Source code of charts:
━━━━━━━━━━

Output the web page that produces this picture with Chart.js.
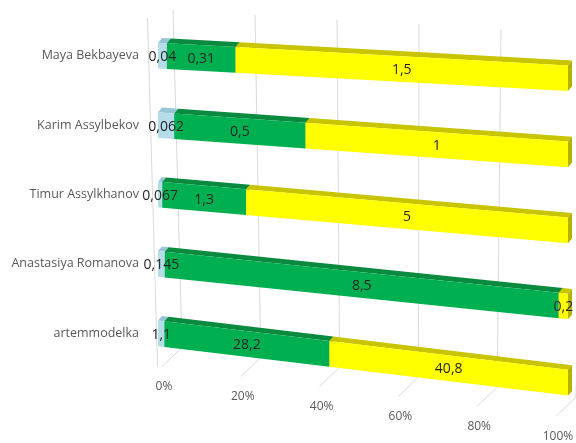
<!DOCTYPE html>
<html>
<head>
<meta charset="utf-8">
<script src="https://cdn.jsdelivr.net/npm/chart.js@4.4.1/dist/chart.umd.min.js"></script>
<style>
  html, body { margin: 0; padding: 0; background: #fff; overflow: hidden; }
  #wrap { width: 600px; height: 443px; }
</style>
</head>
<body>
<div id="wrap"><canvas id="chart" width="600" height="443"></canvas></div>
<script>
// данные диаграммы
const categories = ['Maya Bekbayeva', 'Karim Assylbekov', 'Timur Assylkhanov', 'Anastasiya Romanova', 'artemmodelka'];
const seriesBlue = [0.04, 0.062, 0.067, 0.145, 1.1];
const seriesGreen = [0.31, 0.5, 1.3, 8.5, 28.2];
const seriesYellow = [1.5, 1, 5, 0.2, 40.8];
const xTicks = [0, 20, 40, 60, 80, 100];

const rawSeries = [seriesBlue, seriesGreen, seriesYellow];
const totals = categories.map((_, i) => seriesBlue[i] + seriesGreen[i] + seriesYellow[i]);
const toPct = arr => arr.map((v, i) => v / totals[i] * 100);

// цвета граней: лицевая, верхняя, торец
const palette = [
  { front: '#b5dce9', top: '#96c6d6', side: '#86b8c9' },
  { front: '#00b050', top: '#0a8a3e', side: '#007a36' },
  { front: '#ffff00', top: '#c8c400', side: '#b5b200' }
];

const DEPTH_X = 4, DEPTH_Y = 5;
// наклон полос (перспектива): сверху меньше, снизу больше
function slopeAt(y) { return 0.055 + (y - 56) * 0.000235; }
const fmt = v => String(v).replace('.', ',');

const bars3d = {
  id: 'bars3d',
  beforeDatasetsDraw(chart) {
    const ctx = chart.ctx, xs = chart.scales.x;
    // задняя стенка, пол и подписи оси X
    ctx.save();
    ctx.strokeStyle = '#d9d9d9';
    ctx.lineWidth = 1;
    ctx.beginPath(); ctx.moveTo(147.5, 18); ctx.lineTo(157.5, 366); ctx.stroke();
    ctx.fillStyle = '#595959';
    ctx.font = '12px "Open Sans"';
    ctx.textAlign = 'center';
    ctx.textBaseline = 'middle';
    xTicks.forEach(v => {
      const px = xs.getPixelForValue(v);
      const xt = px + 15, xb = px + 24 - 0.16 * v;
      const yt = 10 + 0.058 * (xt - 173), yb = 347.5 + 0.126 * (xb - 182);
      ctx.beginPath();
      ctx.moveTo(xt, yt); ctx.lineTo(xb, yb); ctx.lineTo(xb - 20, yb + 19);
      ctx.stroke();
      ctx.fillText(v + '%', xb - 18, yb + 39);
    });
    ctx.restore();

    // сами полосы с верхней гранью и торцом
    const x0 = xs.getPixelForValue(0);
    chart.data.datasets.forEach((ds, d) => {
      const col = palette[d];
      chart.getDatasetMeta(d).data.forEach(bar => {
        const k = slopeAt(bar.y);
        const top = bar.y - bar.height / 2, bot = bar.y + bar.height / 2;
        const l = Math.min(bar.base, bar.x), r = Math.max(bar.base, bar.x);
        ctx.save();
        ctx.transform(1, k, 0, 1, 0, -k * x0);
        ctx.fillStyle = col.top;
        ctx.beginPath();
        ctx.moveTo(l, top); ctx.lineTo(r, top);
        ctx.lineTo(r + DEPTH_X, top - DEPTH_Y); ctx.lineTo(l + DEPTH_X, top - DEPTH_Y);
        ctx.closePath(); ctx.fill();
        ctx.fillStyle = col.side;
        ctx.beginPath();
        ctx.moveTo(r, top); ctx.lineTo(r + DEPTH_X, top - DEPTH_Y);
        ctx.lineTo(r + DEPTH_X, bot - DEPTH_Y); ctx.lineTo(r, bot);
        ctx.closePath(); ctx.fill();
        bar.draw(ctx);
        ctx.restore();
      });
    });
  },
  beforeDatasetDraw() { return false; },
  afterDatasetsDraw(chart) {
    const ctx = chart.ctx;
    const x0 = chart.scales.x.getPixelForValue(0);
    ctx.save();
    ctx.fillStyle = '#262626';
    ctx.font = '14px "Open Sans"';
    ctx.textAlign = 'center';
    ctx.textBaseline = 'middle';
    chart.data.datasets.forEach((ds, d) => {
      chart.getDatasetMeta(d).data.forEach((bar, i) => {
        const cx = (bar.base + bar.x) / 2;
        const cy = bar.y + slopeAt(bar.y) * (cx - x0) + 1;
        ctx.fillText(fmt(rawSeries[d][i]), cx, cy);
      });
    });
    ctx.restore();
  }
};

Chart.defaults.font.family = "'Open Sans', sans-serif";

new Chart(document.getElementById('chart').getContext('2d'), {
  type: 'bar',
  data: {
    labels: categories,
    datasets: rawSeries.map((arr, d) => ({
      label: 'Ряд' + (d + 1),
      data: toPct(arr),
      backgroundColor: palette[d].front,
      borderWidth: 0,
      barPercentage: 0.37,
      categoryPercentage: 1
    }))
  },
  options: {
    indexAxis: 'y',
    responsive: false,
    animation: false,
    layout: { padding: { left: 0, right: 32, top: 21, bottom: 75 } },
    plugins: { legend: { display: false }, tooltip: { enabled: false } },
    scales: {
      x: { stacked: true, min: 0, max: 100, display: false },
      y: {
        stacked: true,
        grid: { display: false },
        border: { display: false },
        ticks: { color: '#595959', font: { size: 12.5 }, padding: 11 },
        afterFit: s => { s.width = 158; }
      }
    }
  },
  plugins: [bars3d]
});
</script>
</body>
</html>
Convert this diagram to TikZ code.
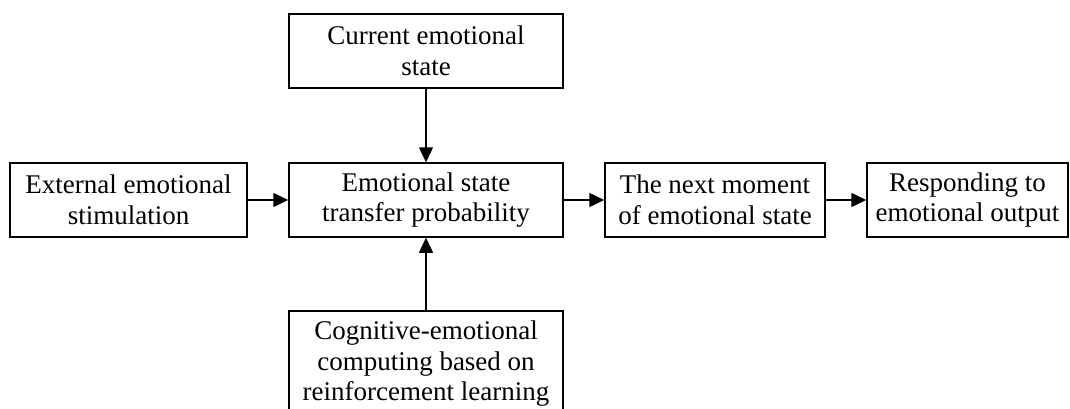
\documentclass[tikz,border=0pt]{standalone}
\usepackage{fontspec}
\setmainfont{Liberation Serif}
\usetikzlibrary{arrows.meta}
\begin{document}
\begin{tikzpicture}[x=1pt,y=-1pt,
  box/.style={draw=black, line width=1.5pt, align=center, inner sep=0pt,
    font=\fontsize{27}{30.5}\selectfont, minimum height=74pt},
  conn/.style={line width=1.5pt, -{Triangle[length=15pt,width=14pt]}}]
\useasboundingbox (0,0) rectangle (1070,408);
\clip (0,0) rectangle (1070,408);
\node[box, minimum width=274pt] (cur) at (426,51) {Current emotional\\state};
\node[box, minimum width=274pt] (trans) at (426,200) {Emotional state\\transfer probability};
\node[box, minimum width=237pt] (ext) at (128.5,200) {External emotional\\stimulation};
\node[box, minimum width=220pt] (next) at (715,200) {The next moment\\of emotional state};
\node[box, minimum width=201pt] (resp) at (967.5,200) {Responding to\\emotional output};
\node[box, minimum width=274pt, minimum height=0pt, inner ysep=10.5pt, anchor=north] (cog) at (426,310)
  {Cognitive-emotional\\computing based on\\reinforcement learning};
\draw[conn] (cur) -- (trans);
\draw[conn] (cog) -- (trans);
\draw[conn] (ext) -- (trans);
\draw[conn] (trans) -- (next);
\draw[conn] (next) -- (resp);
\end{tikzpicture}
\end{document}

━━━━━━━━━━

Output, exactly, all the records above; include no pictures.

Output the web page that produces this picture with Chart.js.
<!DOCTYPE html>
<html>
<head>
<meta charset="utf-8">
<script src="https://cdn.jsdelivr.net/npm/chart.js@4.4.1/dist/chart.umd.min.js"></script>
<style>
  html, body { margin: 0; padding: 0; background: #fff; overflow: hidden; }
  #wrap { width: 600px; height: 443px; }
</style>
</head>
<body>
<div id="wrap"><canvas id="chart" width="600" height="443"></canvas></div>
<script>
// данные диаграммы
const categories = ['Maya Bekbayeva', 'Karim Assylbekov', 'Timur Assylkhanov', 'Anastasiya Romanova', 'artemmodelka'];
const seriesBlue = [0.04, 0.062, 0.067, 0.145, 1.1];
const seriesGreen = [0.31, 0.5, 1.3, 8.5, 28.2];
const seriesYellow = [1.5, 1, 5, 0.2, 40.8];
const xTicks = [0, 20, 40, 60, 80, 100];

const rawSeries = [seriesBlue, seriesGreen, seriesYellow];
const totals = categories.map((_, i) => seriesBlue[i] + seriesGreen[i] + seriesYellow[i]);
const toPct = arr => arr.map((v, i) => v / totals[i] * 100);

// цвета граней: лицевая, верхняя, торец
const palette = [
  { front: '#b5dce9', top: '#96c6d6', side: '#86b8c9' },
  { front: '#00b050', top: '#0a8a3e', side: '#007a36' },
  { front: '#ffff00', top: '#c8c400', side: '#b5b200' }
];

const DEPTH_X = 4, DEPTH_Y = 5;
// наклон полос (перспектива): сверху меньше, снизу больше
function slopeAt(y) { return 0.055 + (y - 56) * 0.000235; }
const fmt = v => String(v).replace('.', ',');

const bars3d = {
  id: 'bars3d',
  beforeDatasetsDraw(chart) {
    const ctx = chart.ctx, xs = chart.scales.x;
    // задняя стенка, пол и подписи оси X
    ctx.save();
    ctx.strokeStyle = '#d9d9d9';
    ctx.lineWidth = 1;
    ctx.beginPath(); ctx.moveTo(147.5, 18); ctx.lineTo(157.5, 366); ctx.stroke();
    ctx.fillStyle = '#595959';
    ctx.font = '12px "Open Sans"';
    ctx.textAlign = 'center';
    ctx.textBaseline = 'middle';
    xTicks.forEach(v => {
      const px = xs.getPixelForValue(v);
      const xt = px + 15, xb = px + 24 - 0.16 * v;
      const yt = 10 + 0.058 * (xt - 173), yb = 347.5 + 0.126 * (xb - 182);
      ctx.beginPath();
      ctx.moveTo(xt, yt); ctx.lineTo(xb, yb); ctx.lineTo(xb - 20, yb + 19);
      ctx.stroke();
      ctx.fillText(v + '%', xb - 18, yb + 39);
    });
    ctx.restore();

    // сами полосы с верхней гранью и торцом
    const x0 = xs.getPixelForValue(0);
    chart.data.datasets.forEach((ds, d) => {
      const col = palette[d];
      chart.getDatasetMeta(d).data.forEach(bar => {
        const k = slopeAt(bar.y);
        const top = bar.y - bar.height / 2, bot = bar.y + bar.height / 2;
        const l = Math.min(bar.base, bar.x), r = Math.max(bar.base, bar.x);
        ctx.save();
        ctx.transform(1, k, 0, 1, 0, -k * x0);
        ctx.fillStyle = col.top;
        ctx.beginPath();
        ctx.moveTo(l, top); ctx.lineTo(r, top);
        ctx.lineTo(r + DEPTH_X, top - DEPTH_Y); ctx.lineTo(l + DEPTH_X, top - DEPTH_Y);
        ctx.closePath(); ctx.fill();
        ctx.fillStyle = col.side;
        ctx.beginPath();
        ctx.moveTo(r, top); ctx.lineTo(r + DEPTH_X, top - DEPTH_Y);
        ctx.lineTo(r + DEPTH_X, bot - DEPTH_Y); ctx.lineTo(r, bot);
        ctx.closePath(); ctx.fill();
        bar.draw(ctx);
        ctx.restore();
      });
    });
  },
  beforeDatasetDraw() { return false; },
  afterDatasetsDraw(chart) {
    const ctx = chart.ctx;
    const x0 = chart.scales.x.getPixelForValue(0);
    ctx.save();
    ctx.fillStyle = '#262626';
    ctx.font = '14px "Open Sans"';
    ctx.textAlign = 'center';
    ctx.textBaseline = 'middle';
    chart.data.datasets.forEach((ds, d) => {
      chart.getDatasetMeta(d).data.forEach((bar, i) => {
        const cx = (bar.base + bar.x) / 2;
        const cy = bar.y + slopeAt(bar.y) * (cx - x0) + 1;
        ctx.fillText(fmt(rawSeries[d][i]), cx, cy);
      });
    });
    ctx.restore();
  }
};

Chart.defaults.font.family = "'Open Sans', sans-serif";

new Chart(document.getElementById('chart').getContext('2d'), {
  type: 'bar',
  data: {
    labels: categories,
    datasets: rawSeries.map((arr, d) => ({
      label: 'Ряд' + (d + 1),
      data: toPct(arr),
      backgroundColor: palette[d].front,
      borderWidth: 0,
      barPercentage: 0.37,
      categoryPercentage: 1
    }))
  },
  options: {
    indexAxis: 'y',
    responsive: false,
    animation: false,
    layout: { padding: { left: 0, right: 32, top: 21, bottom: 75 } },
    plugins: { legend: { display: false }, tooltip: { enabled: false } },
    scales: {
      x: { stacked: true, min: 0, max: 100, display: false },
      y: {
        stacked: true,
        grid: { display: false },
        border: { display: false },
        ticks: { color: '#595959', font: { size: 12.5 }, padding: 11 },
        afterFit: s => { s.width = 158; }
      }
    }
  },
  plugins: [bars3d]
});
</script>
</body>
</html>
Convert this diagram to TikZ code.
\documentclass[tikz,border=0pt]{standalone}
\usepackage{fontspec}
\setmainfont{Liberation Serif}
\usetikzlibrary{arrows.meta}
\begin{document}
\begin{tikzpicture}[x=1pt,y=-1pt,
  box/.style={draw=black, line width=1.5pt, align=center, inner sep=0pt,
    font=\fontsize{27}{30.5}\selectfont, minimum height=74pt},
  conn/.style={line width=1.5pt, -{Triangle[length=15pt,width=14pt]}}]
\useasboundingbox (0,0) rectangle (1070,408);
\clip (0,0) rectangle (1070,408);
\node[box, minimum width=274pt] (cur) at (426,51) {Current emotional\\state};
\node[box, minimum width=274pt] (trans) at (426,200) {Emotional state\\transfer probability};
\node[box, minimum width=237pt] (ext) at (128.5,200) {External emotional\\stimulation};
\node[box, minimum width=220pt] (next) at (715,200) {The next moment\\of emotional state};
\node[box, minimum width=201pt] (resp) at (967.5,200) {Responding to\\emotional output};
\node[box, minimum width=274pt, minimum height=0pt, inner ysep=10.5pt, anchor=north] (cog) at (426,310)
  {Cognitive-emotional\\computing based on\\reinforcement learning};
\draw[conn] (cur) -- (trans);
\draw[conn] (cog) -- (trans);
\draw[conn] (ext) -- (trans);
\draw[conn] (trans) -- (next);
\draw[conn] (next) -- (resp);
\end{tikzpicture}
\end{document}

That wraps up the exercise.